Saturday, October 18, 2008

The Office of the Future -

...As seen from the year 1975

EXECUTIVE BRIEFING June 30, 1975, 6:43PM EST

"...Will the office change all that much? Listen to George E. Pake, who heads Xerox Corp.'s Palo Alto (Calif.) Research Center, a new think tank already having a significant impact on the copier giant's strategies for going after the office systems market: "There is absolutely no question that there will be a revolution in the office over the next 20 years. What we are doing will change the office like the jet plane revolutionized travel and the way that TV has altered family life."

Pake says that in 1995 his office will be completely different; there will be a TV-display terminal with keyboard sitting on his desk. "I'll be able to call up documents from my files on the screen, or by pressing a button," he says. "I can get my mail or any messages. I don't know how much hard copy [printed paper] I'll want in this world."

Wow, he got that right!

More -

"...Getting there means finding the answers to a host of very complex questions.

Can desk-top terminals be made "friendly" enough so that executives will use them?

Should a lot of powerful machines be moved together with central libraries and thus break up traditional working relationships?

Will office systems get needed computer power by depending on the machines already in EDP centers doing accounting and financial work?

Says Pake's boss, Jack E. Goldman, Xerox chief scientist: "I don't think anyone can really know which is the way to go now."

If the office of the future is a collection of these electronic terminals linked to each other and to electronic filing cabinets, "it will change our daily life," Pake says. "

And this could be kind of scary."

Interesting to take a look back and see which predictions didn't come true and what unknowns at the time prevail.

It's All About Cutting Costs - More from 1975 -

"Costs in the office are running uncontrolled," declares Alan Purchase, senior industrial economist at Stanford Research Institute, who recently made a major study of future office equipment markets.

"Where office costs used to be 20% to 30% of the total in a company, they have now grown to 40% to 50% of all costs." Rising salaries and demands to process more information are growing at geometric rates. IBM says that the average secretary's salary is 68% higher, and the cost of turning out a business letter is 40% more than it was 10 years ago.

More important, Purchase says, "the current recession has brought a real awareness by companies that they have to identify and control office costs and improve productivity."

A Quantum Science Corp. survey showed that while the recession had forced a cut in overall office spending, it was also responsible for increasing text-editing typewriter installations. Nearly one-fifth of all offices surveyed, and 39% of the larger ones, either planned or had recently added automatic typewriters.

But the office's productivity problems have been developing for a long time. "Many offices are not even held accountable for productivity," notes David L. Holzman, Xerox' market development manager. "In studies we've made, 50% of all offices are just a part of the overhead."
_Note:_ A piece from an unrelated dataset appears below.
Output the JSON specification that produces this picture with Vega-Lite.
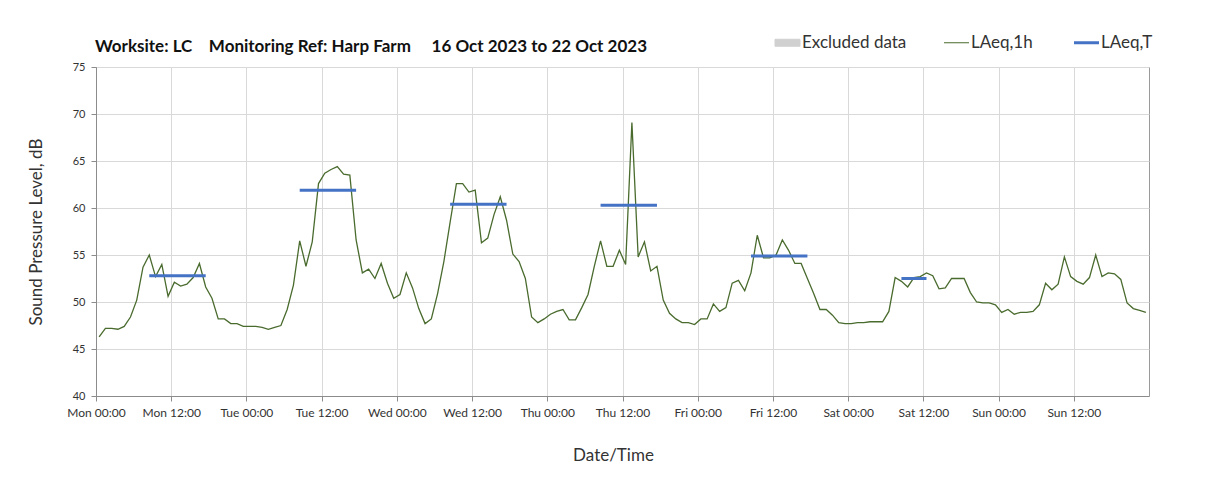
{
  "$schema": "https://vega.github.io/schema/vega-lite/v6.json",
  "autosize": {"type": "none"},
  "width": 1053,
  "height": 329,
  "padding": {"left": 96, "top": 67, "right": 59, "bottom": 93},
  "background": "white",
  "title": {
    "text": "Worksite: LC\u00a0\u00a0\u00a0\u00a0Monitoring Ref: Harp Farm\u00a0\u00a0\u00a0\u00a0\u00a016 Oct 2023 to 22 Oct 2023",
    "anchor": "start",
    "frame": "group",
    "offset": 22,
    "dy": 44,
    "dx": -1,
    "font": "Lato",
    "fontSize": 17,
    "fontWeight": "bold",
    "color": "#111111"
  },
  "config": {
    "view": {"stroke": "#9a9a9a", "strokeWidth": 1},
    "axis": {
      "labelFont": "Lato",
      "titleFont": "Lato",
      "labelColor": "#333333",
      "titleColor": "#333333",
      "titleFontWeight": "normal",
      "titleFontSize": 17,
      "gridColor": "#d9d9d9",
      "gridWidth": 1,
      "domainColor": "#8c8c8c",
      "tickColor": "#8c8c8c",
      "tickSize": 5
    },
    "legend": {"labelFont": "Lato"}
  },
  "layer": [
    {
      "data": {"values": [
        {"t":"2023-10-16T00:30","v":46.3},{"t":"2023-10-16T01:30","v":47.2},{"t":"2023-10-16T02:30","v":47.2},{"t":"2023-10-16T03:30","v":47.1},
        {"t":"2023-10-16T04:30","v":47.4},{"t":"2023-10-16T05:30","v":48.4},{"t":"2023-10-16T06:30","v":50.2},{"t":"2023-10-16T07:30","v":53.7},
        {"t":"2023-10-16T08:30","v":55.0},{"t":"2023-10-16T09:30","v":52.7},{"t":"2023-10-16T10:30","v":54.0},{"t":"2023-10-16T11:30","v":50.6},
        {"t":"2023-10-16T12:30","v":52.1},{"t":"2023-10-16T13:30","v":51.7},{"t":"2023-10-16T14:30","v":51.9},{"t":"2023-10-16T15:30","v":52.6},
        {"t":"2023-10-16T16:30","v":54.1},{"t":"2023-10-16T17:30","v":51.6},{"t":"2023-10-16T18:30","v":50.4},{"t":"2023-10-16T19:30","v":48.2},
        {"t":"2023-10-16T20:30","v":48.2},{"t":"2023-10-16T21:30","v":47.7},{"t":"2023-10-16T22:30","v":47.7},{"t":"2023-10-16T23:30","v":47.4},
        {"t":"2023-10-17T00:30","v":47.4},{"t":"2023-10-17T01:30","v":47.4},{"t":"2023-10-17T02:30","v":47.3},{"t":"2023-10-17T03:30","v":47.1},
        {"t":"2023-10-17T04:30","v":47.3},{"t":"2023-10-17T05:30","v":47.5},{"t":"2023-10-17T06:30","v":49.2},{"t":"2023-10-17T07:30","v":51.8},
        {"t":"2023-10-17T08:30","v":56.5},{"t":"2023-10-17T09:30","v":53.8},{"t":"2023-10-17T10:30","v":56.4},{"t":"2023-10-17T11:30","v":62.6},
        {"t":"2023-10-17T12:30","v":63.7},{"t":"2023-10-17T13:30","v":64.1},{"t":"2023-10-17T14:30","v":64.4},{"t":"2023-10-17T15:30","v":63.6},
        {"t":"2023-10-17T16:30","v":63.5},{"t":"2023-10-17T17:30","v":56.6},{"t":"2023-10-17T18:30","v":53.1},{"t":"2023-10-17T19:30","v":53.5},
        {"t":"2023-10-17T20:30","v":52.5},{"t":"2023-10-17T21:30","v":54.1},{"t":"2023-10-17T22:30","v":52.0},{"t":"2023-10-17T23:30","v":50.4},
        {"t":"2023-10-18T00:30","v":50.8},{"t":"2023-10-18T01:30","v":53.1},{"t":"2023-10-18T02:30","v":51.5},{"t":"2023-10-18T03:30","v":49.3},
        {"t":"2023-10-18T04:30","v":47.7},{"t":"2023-10-18T05:30","v":48.2},{"t":"2023-10-18T06:30","v":50.9},{"t":"2023-10-18T07:30","v":54.3},
        {"t":"2023-10-18T08:30","v":58.5},{"t":"2023-10-18T09:30","v":62.6},{"t":"2023-10-18T10:30","v":62.6},{"t":"2023-10-18T11:30","v":61.7},
        {"t":"2023-10-18T12:30","v":61.9},{"t":"2023-10-18T13:30","v":56.3},{"t":"2023-10-18T14:30","v":56.8},{"t":"2023-10-18T15:30","v":59.3},
        {"t":"2023-10-18T16:30","v":61.2},{"t":"2023-10-18T17:30","v":58.7},{"t":"2023-10-18T18:30","v":55.1},{"t":"2023-10-18T19:30","v":54.3},
        {"t":"2023-10-18T20:30","v":52.5},{"t":"2023-10-18T21:30","v":48.4},{"t":"2023-10-18T22:30","v":47.8},{"t":"2023-10-18T23:30","v":48.2},
        {"t":"2023-10-19T00:30","v":48.7},{"t":"2023-10-19T01:30","v":49.0},{"t":"2023-10-19T02:30","v":49.2},{"t":"2023-10-19T03:30","v":48.1},
        {"t":"2023-10-19T04:30","v":48.1},{"t":"2023-10-19T05:30","v":49.4},{"t":"2023-10-19T06:30","v":50.8},{"t":"2023-10-19T07:30","v":53.8},
        {"t":"2023-10-19T08:30","v":56.5},{"t":"2023-10-19T09:30","v":53.8},{"t":"2023-10-19T10:30","v":53.8},{"t":"2023-10-19T11:30","v":55.5},
        {"t":"2023-10-19T12:30","v":54.0},{"t":"2023-10-19T13:30","v":69.1},{"t":"2023-10-19T14:30","v":54.8},{"t":"2023-10-19T15:30","v":56.4},
        {"t":"2023-10-19T16:30","v":53.3},{"t":"2023-10-19T17:30","v":53.8},{"t":"2023-10-19T18:30","v":50.2},{"t":"2023-10-19T19:30","v":48.8},
        {"t":"2023-10-19T20:30","v":48.2},{"t":"2023-10-19T21:30","v":47.8},{"t":"2023-10-19T22:30","v":47.8},{"t":"2023-10-19T23:30","v":47.6},
        {"t":"2023-10-20T00:30","v":48.2},{"t":"2023-10-20T01:30","v":48.2},{"t":"2023-10-20T02:30","v":49.8},{"t":"2023-10-20T03:30","v":49.0},
        {"t":"2023-10-20T04:30","v":49.4},{"t":"2023-10-20T05:30","v":52.0},{"t":"2023-10-20T06:30","v":52.3},{"t":"2023-10-20T07:30","v":51.2},
        {"t":"2023-10-20T08:30","v":53.1},{"t":"2023-10-20T09:30","v":57.1},{"t":"2023-10-20T10:30","v":54.7},{"t":"2023-10-20T11:30","v":54.7},
        {"t":"2023-10-20T12:30","v":55.0},{"t":"2023-10-20T13:30","v":56.6},{"t":"2023-10-20T14:30","v":55.5},{"t":"2023-10-20T15:30","v":54.1},
        {"t":"2023-10-20T16:30","v":54.1},{"t":"2023-10-20T17:30","v":52.5},{"t":"2023-10-20T18:30","v":50.9},{"t":"2023-10-20T19:30","v":49.2},
        {"t":"2023-10-20T20:30","v":49.2},{"t":"2023-10-20T21:30","v":48.6},{"t":"2023-10-20T22:30","v":47.8},{"t":"2023-10-20T23:30","v":47.7},
        {"t":"2023-10-21T00:30","v":47.7},{"t":"2023-10-21T01:30","v":47.8},{"t":"2023-10-21T02:30","v":47.8},{"t":"2023-10-21T03:30","v":47.9},
        {"t":"2023-10-21T04:30","v":47.9},{"t":"2023-10-21T05:30","v":47.9},{"t":"2023-10-21T06:30","v":49.0},{"t":"2023-10-21T07:30","v":52.6},
        {"t":"2023-10-21T08:30","v":52.2},{"t":"2023-10-21T09:30","v":51.6},{"t":"2023-10-21T10:30","v":52.6},{"t":"2023-10-21T11:30","v":52.7},
        {"t":"2023-10-21T12:30","v":53.1},{"t":"2023-10-21T13:30","v":52.8},{"t":"2023-10-21T14:30","v":51.4},{"t":"2023-10-21T15:30","v":51.5},
        {"t":"2023-10-21T16:30","v":52.5},{"t":"2023-10-21T17:30","v":52.5},{"t":"2023-10-21T18:30","v":52.5},{"t":"2023-10-21T19:30","v":51.0},
        {"t":"2023-10-21T20:30","v":50.0},{"t":"2023-10-21T21:30","v":49.9},{"t":"2023-10-21T22:30","v":49.9},{"t":"2023-10-21T23:30","v":49.7},
        {"t":"2023-10-22T00:30","v":48.9},{"t":"2023-10-22T01:30","v":49.2},{"t":"2023-10-22T02:30","v":48.7},{"t":"2023-10-22T03:30","v":48.9},
        {"t":"2023-10-22T04:30","v":48.9},{"t":"2023-10-22T05:30","v":49.0},{"t":"2023-10-22T06:30","v":49.7},{"t":"2023-10-22T07:30","v":52.0},
        {"t":"2023-10-22T08:30","v":51.3},{"t":"2023-10-22T09:30","v":51.9},{"t":"2023-10-22T10:30","v":54.8},{"t":"2023-10-22T11:30","v":52.7},
        {"t":"2023-10-22T12:30","v":52.2},{"t":"2023-10-22T13:30","v":51.9},{"t":"2023-10-22T14:30","v":52.6},{"t":"2023-10-22T15:30","v":55.0},
        {"t":"2023-10-22T16:30","v":52.7},{"t":"2023-10-22T17:30","v":53.1},{"t":"2023-10-22T18:30","v":53.0},{"t":"2023-10-22T19:30","v":52.4},
        {"t":"2023-10-22T20:30","v":49.9},{"t":"2023-10-22T21:30","v":49.3},{"t":"2023-10-22T22:30","v":49.1},{"t":"2023-10-22T23:30","v":48.9}
      ]},
      "mark": {"type": "line", "strokeWidth": 1.3},
      "encoding": {
        "x": {
          "field": "t", "type": "temporal",
          "scale": {"domain": [{"year": 2023, "month": 10, "date": 16, "hours": 0}, {"year": 2023, "month": 10, "date": 23, "hours": 0}], "nice": false},
          "axis": {
            "title": "Date/Time",
            "titleX": 517,
            "values": [
              {"year": 2023, "month": 10, "date": 16, "hours": 0}, {"year": 2023, "month": 10, "date": 16, "hours": 12},
              {"year": 2023, "month": 10, "date": 17, "hours": 0}, {"year": 2023, "month": 10, "date": 17, "hours": 12},
              {"year": 2023, "month": 10, "date": 18, "hours": 0}, {"year": 2023, "month": 10, "date": 18, "hours": 12},
              {"year": 2023, "month": 10, "date": 19, "hours": 0}, {"year": 2023, "month": 10, "date": 19, "hours": 12},
              {"year": 2023, "month": 10, "date": 20, "hours": 0}, {"year": 2023, "month": 10, "date": 20, "hours": 12},
              {"year": 2023, "month": 10, "date": 21, "hours": 0}, {"year": 2023, "month": 10, "date": 21, "hours": 12},
              {"year": 2023, "month": 10, "date": 22, "hours": 0}, {"year": 2023, "month": 10, "date": 22, "hours": 12}
            ],
            "format": "%a %H:%M",
            "labelFontSize": 12,
            "labelPadding": 6,
            "labelFlush": false,
            "labelOverlap": false,
            "titlePadding": 29
          }
        },
        "y": {
          "field": "v", "type": "quantitative",
          "scale": {"domain": [40, 75], "nice": false, "zero": false},
          "axis": {
            "title": "Sound Pressure Level, dB",
            "values": [40, 45, 50, 55, 60, 65, 70, 75],
            "labelFontSize": 11,
            "labelPadding": 6,
            "titlePadding": 27
          }
        },
        "color": {
          "datum": "LAeq,1h",
          "scale": {
            "domain": ["Excluded data", "LAeq,1h", "LAeq,T"],
            "range": ["#d0d0d0", "#4a6b2e", "#4472c4"]
          },
          "legend": {
            "title": null,
            "orient": "none",
            "direction": "horizontal",
            "legendX": 683,
            "legendY": -33,
            "padding": 0,
            "labelFontSize": 17,
            "labelColor": "#333333",
            "labelOffset": 6,
            "columnPadding": 35,
            "symbolSize": 625,
            "encode": {
              "symbols": {
                "update": {
                  "shape": {"signal": "datum.value === 'Excluded data' ? 'M-1,-0.28H1V0.28H-1Z' : 'stroke'"},
                  "fill": {"signal": "datum.value === 'Excluded data' ? '#d0d0d0' : 'transparent'"},
                  "stroke": {"signal": "datum.value === 'Excluded data' ? 'transparent' : (datum.value === 'LAeq,T' ? '#4472c4' : '#4a6b2e')"},
                  "strokeWidth": {"signal": "datum.value === 'LAeq,T' ? 3 : 1"}
                }
              }
            }
          }
        }
      }
    },
    {
      "data": {"values": [
        {"a":"2023-10-16T08:30","b":"2023-10-16T17:30","v":52.8},
        {"a":"2023-10-17T08:30","b":"2023-10-17T17:30","v":61.9},
        {"a":"2023-10-18T08:30","b":"2023-10-18T17:30","v":60.4},
        {"a":"2023-10-19T08:30","b":"2023-10-19T17:30","v":60.3},
        {"a":"2023-10-20T08:30","b":"2023-10-20T17:30","v":54.9},
        {"a":"2023-10-21T08:30","b":"2023-10-21T12:30","v":52.5}
      ]},
      "mark": {"type": "rule", "strokeWidth": 3, "strokeCap": "butt"},
      "encoding": {
        "x": {"field": "a", "type": "temporal"},
        "x2": {"field": "b"},
        "y": {"field": "v", "type": "quantitative"},
        "color": {"datum": "LAeq,T"}
      }
    }
  ]
}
Further, the shift of the U.S. economy to service-based industries (they will employ 47% of all U.S. workers by 1980) and the growth of clerical employees are colliding with soaring clerical labor costs, growing shortages of skilled personnel, and changing social attitudes... " - Sound familiar?

Culture Shift - Again.

"This climate is almost forcing the revolution in the office," declares Robert E. Verrando, marketing chief for Xerox' Office Systems Div.

But word processing is a tough sell, particularly since it so often changes the traditional secretary-executive relationship. "The biggest problem we face is the office wife," says Lexitron's Pugh. " She likes giving total loyalty to one boss, and he likes getting it."

Wow! how things have changed.

It's Deja Vu all over again...

So here we are in 2008 facing another slope on an economic down-cycle. I have learned not to panic and don't participate in recessions. I have also learned we all get what we deserve - always.